[Set task] Determine the count of lines holding "matplotlib" and give that count alone.

——————————

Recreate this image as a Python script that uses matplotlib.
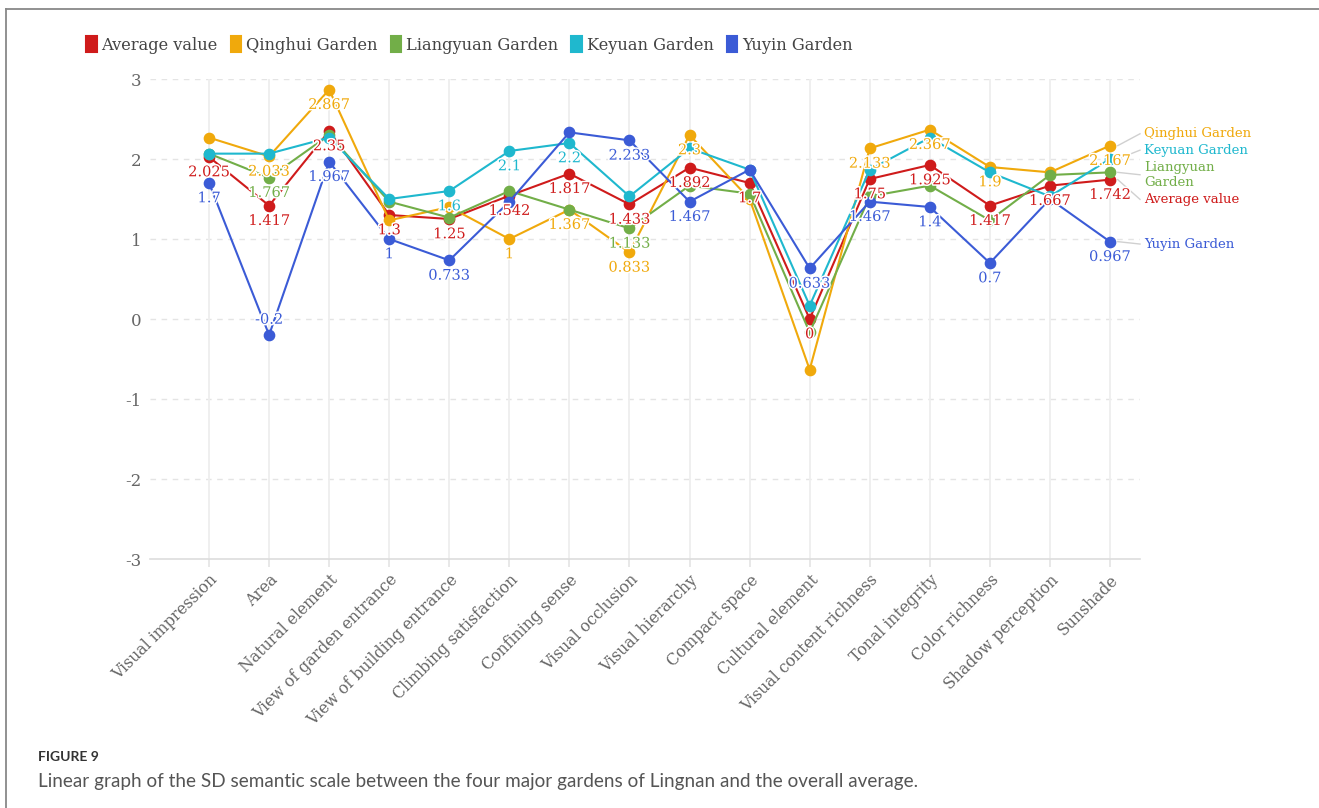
import matplotlib
matplotlib.use('Agg')
import matplotlib.pyplot as plt
from matplotlib.lines import Line2D
from matplotlib.patches import Patch
import matplotlib.patheffects as pe

plt.rcParams['axes.unicode_minus'] = False

categories = ['Visual impression', 'Area', 'Natural element', 'View of garden entrance',
              'View of building entrance', 'Climbing satisfaction', 'Confining sense',
              'Visual occlusion', 'Visual hierarchy', 'Compact space', 'Cultural element',
              'Visual content richness', 'Tonal integrity', 'Color richness',
              'Shadow perception', 'Sunshade']

series_names = ['Average value', 'Qinghui Garden', 'Liangyuan Garden', 'Keyuan Garden', 'Yuyin Garden']
end_label_text = ['Average value', 'Qinghui Garden', 'Liangyuan\nGarden', 'Keyuan Garden', 'Yuyin Garden']

average = [2.025, 1.417, 2.35, 1.3, 1.25, 1.542, 1.817, 1.433, 1.892, 1.7, 0, 1.75, 1.925, 1.417, 1.667, 1.742]
qinghui = [2.267, 2.033, 2.867, 1.233, 1.4, 1, 1.367, 0.833, 2.3, 1.5, -0.633, 2.133, 2.367, 1.9, 1.833, 2.167]
liangyuan = [2.067, 1.767, 2.3, 1.467, 1.267, 1.6, 1.367, 1.133, 1.667, 1.567, -0.167, 1.533, 1.667, 1.233, 1.8, 1.833]
keyuan = [2.067, 2.067, 2.267, 1.5, 1.6, 2.1, 2.2, 1.533, 2.133, 1.867, 0.167, 1.867, 2.267, 1.833, 1.533, 2.0]
yuyin = [1.7, -0.2, 1.967, 1, 0.733, 1.467, 2.333, 2.233, 1.467, 1.867, 0.633, 1.467, 1.4, 0.7, 1.5, 0.967]

# indices of the points whose value labels are visible
average_labels = list(range(16))
qinghui_labels = [1, 2, 5, 6, 7, 8, 11, 12, 13, 15]
liangyuan_labels = [1, 7]
keyuan_labels = [4, 5, 6]
yuyin_labels = [0, 1, 2, 3, 4, 7, 8, 10, 11, 12, 13, 15]

colors = ['#CF1B1B', '#F0A90C', '#72AE48', '#1FB8CE', '#3B5BD6']

series = [average, qinghui, liangyuan, keyuan, yuyin]
shown = [average_labels, qinghui_labels, liangyuan_labels, keyuan_labels, yuyin_labels]

W, H = 1319, 808
fig = plt.figure(figsize=(W / 100, H / 100), dpi=100)
ax = fig.add_axes([150 / W, 1 - 559 / H, 990 / W, 480 / H])

serif = 'DejaVu Serif'
x = list(range(len(categories)))

for name, vals, col, idxs in zip(series_names, series, colors, shown):
    ax.plot(x, vals, color=col, lw=1.5, marker='o', ms=7.4, zorder=3, clip_on=False,
            solid_joinstyle='round')
    for i in idxs:
        v = vals[i]
        dy = -11 if v >= 0 else 11
        ax.annotate(f"{v:g}", (i, v), xytext=(0, dy), textcoords='offset points',
                    ha='center', va='center', color=col, fontsize=10.5, family=serif,
                    zorder=10, annotation_clip=False,
                    path_effects=[pe.withStroke(linewidth=2.2, foreground='white')])

ax.set_xlim(-59 / 60, len(categories) - 0.5)
ax.set_ylim(-3, 3)
ax.set_yticks(range(-3, 4))
ax.set_xticks(x)
ax.set_xticklabels(categories, rotation=45, ha='right', va='top', rotation_mode='anchor',
                   family=serif, fontsize=11.3, color='#666666')
for lab in ax.get_yticklabels():
    lab.set_family(serif)
ax.tick_params(axis='y', length=0, pad=6, labelsize=12, labelcolor='#666666')
ax.tick_params(axis='x', length=6, width=1.3, color='#e6e6e6', pad=3)

for s in ['top', 'right', 'left']:
    ax.spines[s].set_visible(False)
ax.spines['bottom'].set_color('#dddddd')
ax.spines['bottom'].set_linewidth(1.2)

for yv in range(-2, 4):
    ax.axhline(yv, color='#e4e4e4', lw=1, dashes=(4, 4), zorder=0)
for xv in x:
    ax.axvline(xv, color='#eeeeee', lw=1.3, zorder=0)

# end labels with simple vertical de-overlap (shiftY)
hs = [0.41 if '\n' in t else 0.205 for t in end_label_text]
items = sorted([(series[k][-1], hs[k], k) for k in range(len(series))], reverse=True)
clusters = [[it] for it in items]

def cl_top(cl):
    m = sum(v for v, h, k in cl) / len(cl)
    return m + sum(h for v, h, k in cl) / 2

merged = True
while merged:
    merged = False
    for j in range(len(clusters) - 1):
        c1, c2 = clusters[j], clusters[j + 1]
        bottom1 = cl_top(c1) - sum(h for v, h, k in c1)
        if bottom1 < cl_top(c2):
            clusters[j] = c1 + c2
            del clusters[j + 1]
            merged = True
            break

label_y = {}
for cl in clusters:
    t = cl_top(cl)
    for v, h, k in cl:
        label_y[k] = t - h / 2
        t -= h

last = len(categories) - 1
for k in range(len(series)):
    ly = label_y[k] - 0.03
    v = series[k][-1]
    ax.plot([last + 0.13, last + 0.5], [v, ly], color='#d0d0d0', lw=1, clip_on=False, zorder=1)
    ax.text(last + 0.57, ly, end_label_text[k], color=colors[k], fontsize=9.5, family=serif,
            ha='left', va='center', linespacing=1.25, clip_on=False)

handles = [Patch(facecolor=c, edgecolor=c, linewidth=1.5, joinstyle='round') for c in colors]
fig.legend(handles, series_names, loc='center left', bbox_to_anchor=(86 / W, 1 - 45 / H),
           ncol=5, frameon=False, handlelength=0.65, handleheight=1.15, handletextpad=0.3,
           columnspacing=0.8, prop={'family': serif, 'size': 11.7}, labelcolor='#444444',
           borderpad=0, borderaxespad=0)

fig.text(38 / W, 1 - 757 / H, 'FIGURE 9', fontsize=10, weight='bold', family='Lato',
         color='#333333', va='center', ha='left')
fig.text(38 / W, 1 - 782 / H,
         'Linear graph of the SD semantic scale between the four major gardens of Lingnan and the overall average.',
         fontsize=13.6, family='Lato', color='#555555', va='center', ha='left')

fig.add_artist(Line2D([6 / W, 6 / W], [0, 1 - 9 / H], transform=fig.transFigure, color='#888888', lw=1.3))
fig.add_artist(Line2D([6 / W, 1], [1 - 9 / H, 1 - 9 / H], transform=fig.transFigure, color='#888888', lw=1.3))

fig.savefig('out.png', dpi=100)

——————————

[Exercise response] 7